Discovery, on the other hand, is War Trek through and through. Everything the crew of NCC-1031 do is done to further the battle against the Klingon empire and hopefully win the war and it feels like every episode has at least one battle in it, be that a hand phaser shoot out or a full ship fight.

As the series goes on, however, it starts to redeem itself. As the thing that makes Discovery unique is revealed and the spore drive and Mycelial Network start to become a core plot device, the science aspect of the show steps out of the shadows. Calculations are done, technology is talked about and all the cool science stuff that made earlier shows so awesome comes out to play.

This coupled with characters that have a genuine arc, evolving and developing over the course of the series and Discovery actually becomes a really good show.

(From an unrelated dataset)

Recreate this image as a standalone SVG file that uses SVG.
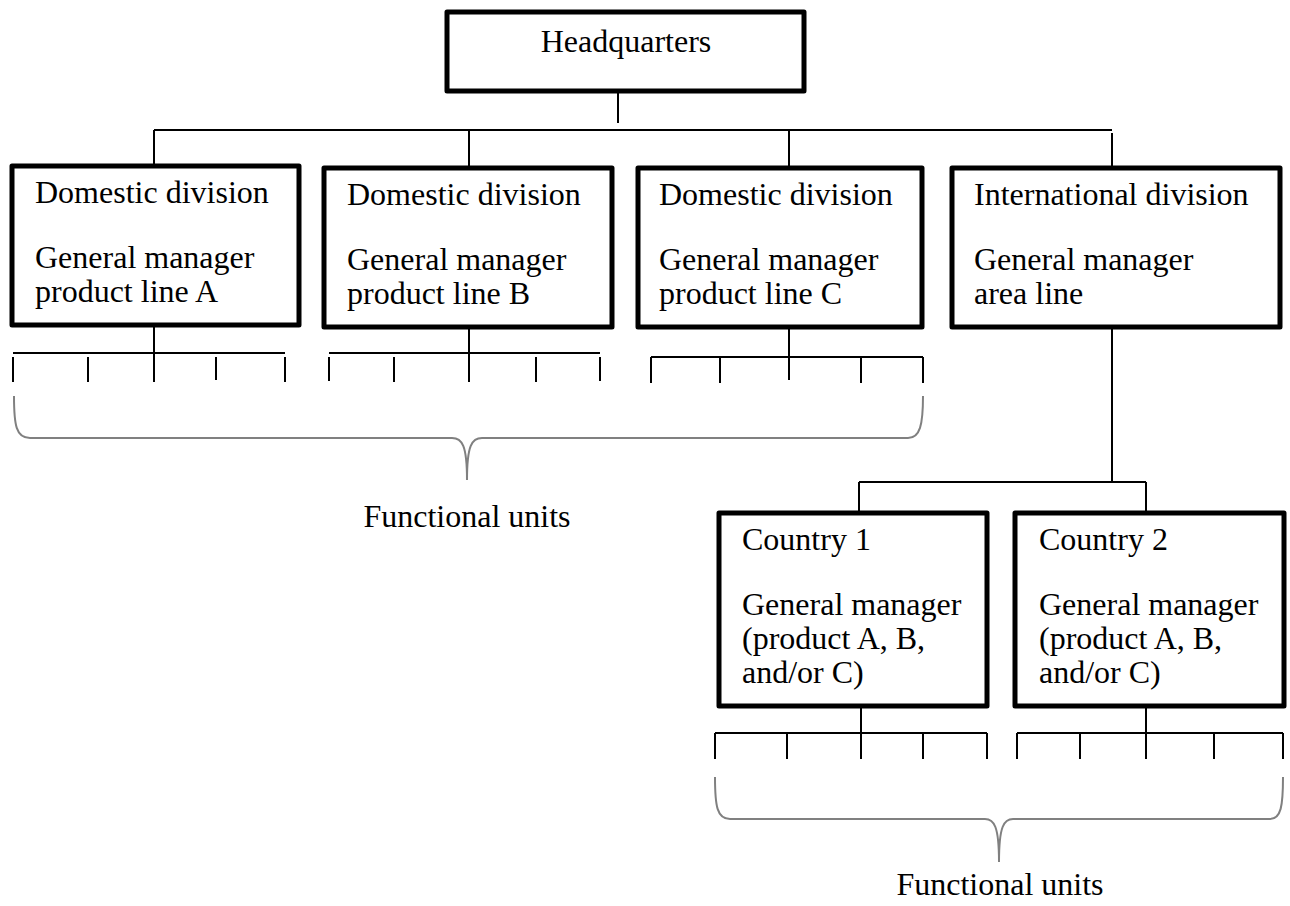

You are meant to connect and empathize with the central character, Michael Burnham, a girl orphaned by the Klingon's and raised by Sarek, our old friend Mr Spook’s father.

However, it is my opinion that the characters around her are far more interesting. Michael is the main character, and therefore is always destined to win and regain her honour, which was lost at the start of the show. Ensign Tilly is one of the shows best characters, a character who starts out nervous, capable but always questioning her own worth and making apologies for everything she does.

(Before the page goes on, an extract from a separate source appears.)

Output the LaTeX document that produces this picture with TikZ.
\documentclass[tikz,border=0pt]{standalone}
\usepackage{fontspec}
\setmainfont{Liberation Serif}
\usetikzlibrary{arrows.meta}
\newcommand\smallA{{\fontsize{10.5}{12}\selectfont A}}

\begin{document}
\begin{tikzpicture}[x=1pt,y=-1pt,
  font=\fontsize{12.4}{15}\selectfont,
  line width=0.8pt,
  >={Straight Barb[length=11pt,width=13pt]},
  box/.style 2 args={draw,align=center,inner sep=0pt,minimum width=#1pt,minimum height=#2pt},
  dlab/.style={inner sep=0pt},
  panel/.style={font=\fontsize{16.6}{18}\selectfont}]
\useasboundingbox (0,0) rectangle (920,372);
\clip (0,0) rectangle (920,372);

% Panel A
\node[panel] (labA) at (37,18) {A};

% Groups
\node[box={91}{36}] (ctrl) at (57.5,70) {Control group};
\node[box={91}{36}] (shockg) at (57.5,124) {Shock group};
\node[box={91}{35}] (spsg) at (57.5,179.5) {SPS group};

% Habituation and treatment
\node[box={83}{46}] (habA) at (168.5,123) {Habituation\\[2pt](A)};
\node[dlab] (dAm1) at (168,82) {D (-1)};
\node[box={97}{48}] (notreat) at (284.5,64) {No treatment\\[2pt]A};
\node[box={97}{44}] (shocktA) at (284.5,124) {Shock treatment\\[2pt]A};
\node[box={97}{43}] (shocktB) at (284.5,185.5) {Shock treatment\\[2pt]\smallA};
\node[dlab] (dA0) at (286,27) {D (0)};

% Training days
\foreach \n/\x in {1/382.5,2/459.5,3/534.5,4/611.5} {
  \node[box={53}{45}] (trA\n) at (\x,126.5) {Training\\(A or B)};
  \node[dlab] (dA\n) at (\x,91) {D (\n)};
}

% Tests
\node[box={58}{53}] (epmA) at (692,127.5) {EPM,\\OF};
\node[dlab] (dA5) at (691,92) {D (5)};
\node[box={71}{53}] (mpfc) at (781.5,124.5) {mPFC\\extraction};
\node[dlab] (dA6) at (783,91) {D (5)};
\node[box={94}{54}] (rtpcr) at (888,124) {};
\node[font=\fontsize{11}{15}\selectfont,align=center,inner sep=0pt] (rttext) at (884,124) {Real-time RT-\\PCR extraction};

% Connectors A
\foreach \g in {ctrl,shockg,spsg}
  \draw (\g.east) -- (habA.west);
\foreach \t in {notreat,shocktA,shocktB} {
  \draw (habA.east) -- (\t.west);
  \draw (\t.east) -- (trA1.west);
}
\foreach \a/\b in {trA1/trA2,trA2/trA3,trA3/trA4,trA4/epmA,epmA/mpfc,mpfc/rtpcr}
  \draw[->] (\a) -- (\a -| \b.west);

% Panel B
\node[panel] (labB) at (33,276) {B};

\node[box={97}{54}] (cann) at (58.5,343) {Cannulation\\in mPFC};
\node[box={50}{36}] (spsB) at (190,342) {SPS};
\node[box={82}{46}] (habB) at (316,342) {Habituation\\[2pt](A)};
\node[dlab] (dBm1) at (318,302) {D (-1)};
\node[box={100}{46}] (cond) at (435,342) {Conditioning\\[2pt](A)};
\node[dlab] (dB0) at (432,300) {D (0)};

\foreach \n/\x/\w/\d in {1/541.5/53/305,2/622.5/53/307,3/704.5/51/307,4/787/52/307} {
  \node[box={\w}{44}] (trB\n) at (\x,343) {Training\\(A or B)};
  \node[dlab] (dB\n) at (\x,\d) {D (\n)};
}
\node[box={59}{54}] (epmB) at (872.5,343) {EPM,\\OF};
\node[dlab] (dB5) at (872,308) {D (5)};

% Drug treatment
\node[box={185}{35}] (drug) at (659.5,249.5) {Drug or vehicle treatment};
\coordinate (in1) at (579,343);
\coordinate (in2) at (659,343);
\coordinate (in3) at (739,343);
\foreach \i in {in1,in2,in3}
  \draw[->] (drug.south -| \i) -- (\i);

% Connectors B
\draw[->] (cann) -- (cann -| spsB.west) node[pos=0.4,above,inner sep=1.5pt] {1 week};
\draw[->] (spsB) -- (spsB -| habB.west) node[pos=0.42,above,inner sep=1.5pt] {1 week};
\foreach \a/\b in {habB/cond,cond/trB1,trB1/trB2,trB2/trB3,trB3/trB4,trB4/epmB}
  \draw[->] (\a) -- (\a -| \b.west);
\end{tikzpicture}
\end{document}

By the final episode, however, Ensign Tilly has been enrolled into the command training program, having saved a commanding officer, proven more than capable in a fight and thrust into the role of Starship captain when Discovery is trapped in an alternate dimension. It’s cool to see someone like this in a big budget show, someone who goes from nervous noob to capable officer.

The alien that becomes acting captain, Saru, is a Kelpien, a race who can easily detect danger. He goes from a first officer who is maybe over cautious, to someone who fights back against every instinct, even genetic adaptations of his species, to become a capable and liked captain.

Because of these characters, and the way everything works out over the course of the series, Discovery actually did become a great show. Is it my favorite Star Trek show? Hell no, TNG will always take that crown, well that is unless season 2 is exceptional. It is just a little too much action for what fans would traditionally think of as a Star Trek show, being more like one of the movies, especially after the reboot, but that isn’t a bad thing.

Discovery isn’t your typical Trek, but that doesn’t automatically make it terrible. Some of the episodes are legitimately great, equaling the highlights of earlier shows. The makers took the franchise in a different direction, but that direction had focus and a point. It won’t go down in history as a work of deep reverie and thought provoking art, but it will keep you entertained.

I had a friend who fell off Discovery after three episodes, and I hope this urges her to go back to it, as well as those who pass it off as ‘Star Trek’. If you didn’t like earlier shows, then you might find this new incarnation more bearable. If you are a Trek fan, don’t dismiss this, it is better than you might think.